At the heart of every successful open-pit mining venture is a simple economic problem: how to remove the most valuable ore possible without removing too much unwanted rock? The economic problem is embodied in the stripping ratio, which is the amount of rock removed for every tonne of ore removed. The key to designing the pit is to design the ultimate pit limits to maximize the amount of ore removed without allowing the cost of removing rock to outweigh the cost of removing the ore.
The key to it all is the breakeven stripping ratio. The breakeven stripping ratio is where the revenue generated by one unit of ore equals the cost of removing that ore and rock. When the stripping ratio is above this point, it means that money is being lost. The stripping ratio is like a guide in pit design; it ensures that for every tonne of ore removed, the cost of removing rock does not outweigh its economic value.
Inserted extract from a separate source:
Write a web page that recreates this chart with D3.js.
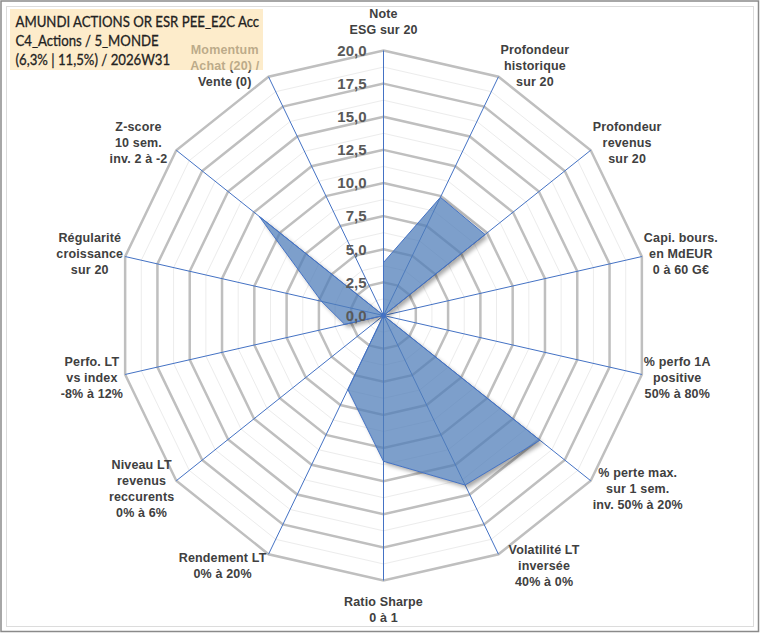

Optimum recovery is seldom achieved by hewing directly to the final pit plan. Rather, the mine is subdivided into pushbacks or phases. This allows the mine to pursue high-grade material first and reap this as a cash flow to support later pushbacks. Engineers then order these pushbacks to delay as much overburden removal as possible into later years, maximizing the project’s net present value while assuring that all ore is recovered at some point in the future.
Pit design for our current mines relies upon sophisticated algorithms, such as the Lerchs-Grossmann algorithm, to work through block models. These algorithms assess the value of each rock block, comparing costs to mine that rock to revenues generated by its contained economic materials. The result is a three-dimensional optimal pit shell, which outlines the final pit boundaries where total value minus total cost is maximized. This mathematical approach guarantees that no ore is unrecoverable and that no waste rock is unnecessarily mined.
Optimum pit design is the art of shaping the mine to chase the ore. It combines physics, economics, and geometry to keep the stripping ratio in sync with profitability rather than in opposition to it.